## begin DATASET CONTENT
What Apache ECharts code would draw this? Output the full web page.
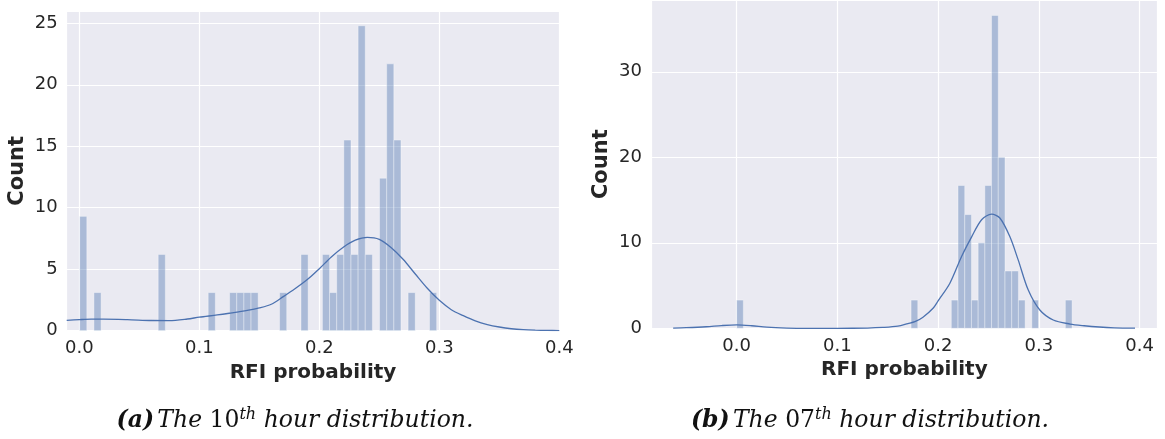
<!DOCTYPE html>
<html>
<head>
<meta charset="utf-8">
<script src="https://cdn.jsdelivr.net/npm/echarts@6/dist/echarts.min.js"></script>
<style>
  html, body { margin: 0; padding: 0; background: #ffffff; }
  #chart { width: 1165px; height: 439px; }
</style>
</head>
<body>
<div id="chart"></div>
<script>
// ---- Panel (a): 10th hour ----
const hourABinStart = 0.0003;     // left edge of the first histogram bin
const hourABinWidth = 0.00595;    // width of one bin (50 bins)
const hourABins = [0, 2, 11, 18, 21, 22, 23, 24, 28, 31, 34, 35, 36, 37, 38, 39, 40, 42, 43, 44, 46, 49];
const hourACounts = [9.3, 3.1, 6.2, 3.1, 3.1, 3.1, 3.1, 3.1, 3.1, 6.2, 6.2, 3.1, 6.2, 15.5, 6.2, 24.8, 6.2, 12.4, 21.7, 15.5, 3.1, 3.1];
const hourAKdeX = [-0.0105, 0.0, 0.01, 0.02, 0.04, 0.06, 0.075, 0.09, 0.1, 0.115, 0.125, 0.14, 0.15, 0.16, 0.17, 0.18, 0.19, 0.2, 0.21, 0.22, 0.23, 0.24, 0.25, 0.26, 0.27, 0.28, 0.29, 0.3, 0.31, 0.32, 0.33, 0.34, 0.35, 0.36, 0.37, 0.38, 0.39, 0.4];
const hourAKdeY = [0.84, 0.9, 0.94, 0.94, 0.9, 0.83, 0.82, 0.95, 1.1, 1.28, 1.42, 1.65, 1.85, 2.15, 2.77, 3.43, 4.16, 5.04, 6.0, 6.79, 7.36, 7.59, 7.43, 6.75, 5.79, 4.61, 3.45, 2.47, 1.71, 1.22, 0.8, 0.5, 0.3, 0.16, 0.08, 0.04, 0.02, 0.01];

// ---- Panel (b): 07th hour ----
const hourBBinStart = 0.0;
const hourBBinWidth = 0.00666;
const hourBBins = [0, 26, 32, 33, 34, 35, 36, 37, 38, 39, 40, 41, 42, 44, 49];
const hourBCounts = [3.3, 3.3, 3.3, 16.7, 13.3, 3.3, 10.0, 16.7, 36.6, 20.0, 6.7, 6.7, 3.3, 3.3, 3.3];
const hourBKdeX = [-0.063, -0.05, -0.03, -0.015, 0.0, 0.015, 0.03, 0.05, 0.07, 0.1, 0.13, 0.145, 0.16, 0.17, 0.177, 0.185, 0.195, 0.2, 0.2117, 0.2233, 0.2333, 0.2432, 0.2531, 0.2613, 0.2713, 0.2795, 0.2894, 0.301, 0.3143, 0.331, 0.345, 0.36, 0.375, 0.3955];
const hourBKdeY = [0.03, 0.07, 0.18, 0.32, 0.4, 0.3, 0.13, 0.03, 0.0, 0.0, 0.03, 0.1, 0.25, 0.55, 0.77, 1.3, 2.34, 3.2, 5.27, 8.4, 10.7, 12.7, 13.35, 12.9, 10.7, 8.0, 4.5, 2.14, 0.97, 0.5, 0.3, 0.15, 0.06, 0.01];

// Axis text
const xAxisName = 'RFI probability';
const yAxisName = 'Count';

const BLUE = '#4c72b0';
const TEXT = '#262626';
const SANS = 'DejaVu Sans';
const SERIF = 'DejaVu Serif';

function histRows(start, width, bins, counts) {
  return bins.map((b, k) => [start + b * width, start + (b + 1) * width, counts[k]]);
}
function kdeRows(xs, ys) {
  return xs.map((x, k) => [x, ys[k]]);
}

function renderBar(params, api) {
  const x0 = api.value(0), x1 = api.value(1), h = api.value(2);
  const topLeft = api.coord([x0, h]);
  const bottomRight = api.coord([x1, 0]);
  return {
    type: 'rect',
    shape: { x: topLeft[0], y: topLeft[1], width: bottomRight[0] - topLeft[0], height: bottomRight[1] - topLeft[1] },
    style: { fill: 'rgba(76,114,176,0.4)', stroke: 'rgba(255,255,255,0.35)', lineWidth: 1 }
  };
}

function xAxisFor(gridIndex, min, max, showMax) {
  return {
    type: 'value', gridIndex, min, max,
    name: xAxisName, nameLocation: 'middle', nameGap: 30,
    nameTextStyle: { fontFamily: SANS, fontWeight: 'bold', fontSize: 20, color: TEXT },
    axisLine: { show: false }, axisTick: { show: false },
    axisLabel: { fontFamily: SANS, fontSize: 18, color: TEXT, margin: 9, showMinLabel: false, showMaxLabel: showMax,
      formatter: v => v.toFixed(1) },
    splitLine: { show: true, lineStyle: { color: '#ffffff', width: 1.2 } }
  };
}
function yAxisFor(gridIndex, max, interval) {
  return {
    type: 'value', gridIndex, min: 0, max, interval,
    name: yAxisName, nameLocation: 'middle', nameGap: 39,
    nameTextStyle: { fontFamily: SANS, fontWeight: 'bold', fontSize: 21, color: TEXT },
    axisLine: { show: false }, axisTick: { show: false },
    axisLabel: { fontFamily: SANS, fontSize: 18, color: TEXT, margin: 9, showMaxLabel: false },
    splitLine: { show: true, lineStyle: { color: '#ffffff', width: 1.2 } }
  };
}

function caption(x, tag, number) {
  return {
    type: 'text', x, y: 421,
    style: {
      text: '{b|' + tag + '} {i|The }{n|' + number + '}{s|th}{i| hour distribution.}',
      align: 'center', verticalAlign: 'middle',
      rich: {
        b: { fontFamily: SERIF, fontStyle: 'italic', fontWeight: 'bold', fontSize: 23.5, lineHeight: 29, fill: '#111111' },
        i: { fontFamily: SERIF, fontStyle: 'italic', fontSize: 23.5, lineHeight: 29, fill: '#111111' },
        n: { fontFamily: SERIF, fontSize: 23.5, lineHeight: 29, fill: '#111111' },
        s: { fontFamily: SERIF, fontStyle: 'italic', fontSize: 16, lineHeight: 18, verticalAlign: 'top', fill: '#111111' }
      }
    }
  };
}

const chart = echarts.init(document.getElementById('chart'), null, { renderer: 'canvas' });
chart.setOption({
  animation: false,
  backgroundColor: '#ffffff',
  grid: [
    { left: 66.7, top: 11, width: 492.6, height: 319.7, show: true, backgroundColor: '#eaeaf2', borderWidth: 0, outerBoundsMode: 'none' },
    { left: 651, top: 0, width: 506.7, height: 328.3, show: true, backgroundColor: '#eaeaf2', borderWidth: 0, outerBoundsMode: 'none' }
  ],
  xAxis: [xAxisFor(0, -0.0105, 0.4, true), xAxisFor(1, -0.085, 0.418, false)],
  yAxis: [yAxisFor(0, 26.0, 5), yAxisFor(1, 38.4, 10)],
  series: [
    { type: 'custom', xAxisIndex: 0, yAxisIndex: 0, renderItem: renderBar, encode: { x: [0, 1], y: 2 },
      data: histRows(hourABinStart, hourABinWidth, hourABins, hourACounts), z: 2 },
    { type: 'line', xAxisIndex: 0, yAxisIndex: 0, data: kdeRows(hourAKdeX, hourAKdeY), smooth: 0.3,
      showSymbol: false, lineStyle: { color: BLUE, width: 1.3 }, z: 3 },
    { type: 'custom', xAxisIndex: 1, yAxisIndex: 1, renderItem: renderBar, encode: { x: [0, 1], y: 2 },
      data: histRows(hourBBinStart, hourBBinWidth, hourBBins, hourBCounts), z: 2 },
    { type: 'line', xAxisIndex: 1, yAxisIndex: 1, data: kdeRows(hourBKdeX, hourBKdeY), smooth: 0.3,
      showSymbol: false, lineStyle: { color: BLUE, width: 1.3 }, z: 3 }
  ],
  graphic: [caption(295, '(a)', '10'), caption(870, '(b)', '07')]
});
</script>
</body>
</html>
## end DATASET CONTENT
WHAT IS REQUIRED: Pictures stay out. Repeat only the lines from the beginning of the data through the line that has "0.04, 0.02, 0.01];".

CORRECT RESPONSE:
What Apache ECharts code would draw this? Output the full web page.
<!DOCTYPE html>
<html>
<head>
<meta charset="utf-8">
<script src="https://cdn.jsdelivr.net/npm/echarts@6/dist/echarts.min.js"></script>
<style>
  html, body { margin: 0; padding: 0; background: #ffffff; }
  #chart { width: 1165px; height: 439px; }
</style>
</head>
<body>
<div id="chart"></div>
<script>
// ---- Panel (a): 10th hour ----
const hourABinStart = 0.0003;     // left edge of the first histogram bin
const hourABinWidth = 0.00595;    // width of one bin (50 bins)
const hourABins = [0, 2, 11, 18, 21, 22, 23, 24, 28, 31, 34, 35, 36, 37, 38, 39, 40, 42, 43, 44, 46, 49];
const hourACounts = [9.3, 3.1, 6.2, 3.1, 3.1, 3.1, 3.1, 3.1, 3.1, 6.2, 6.2, 3.1, 6.2, 15.5, 6.2, 24.8, 6.2, 12.4, 21.7, 15.5, 3.1, 3.1];
const hourAKdeX = [-0.0105, 0.0, 0.01, 0.02, 0.04, 0.06, 0.075, 0.09, 0.1, 0.115, 0.125, 0.14, 0.15, 0.16, 0.17, 0.18, 0.19, 0.2, 0.21, 0.22, 0.23, 0.24, 0.25, 0.26, 0.27, 0.28, 0.29, 0.3, 0.31, 0.32, 0.33, 0.34, 0.35, 0.36, 0.37, 0.38, 0.39, 0.4];
const hourAKdeY = [0.84, 0.9, 0.94, 0.94, 0.9, 0.83, 0.82, 0.95, 1.1, 1.28, 1.42, 1.65, 1.85, 2.15, 2.77, 3.43, 4.16, 5.04, 6.0, 6.79, 7.36, 7.59, 7.43, 6.75, 5.79, 4.61, 3.45, 2.47, 1.71, 1.22, 0.8, 0.5, 0.3, 0.16, 0.08, 0.04, 0.02, 0.01];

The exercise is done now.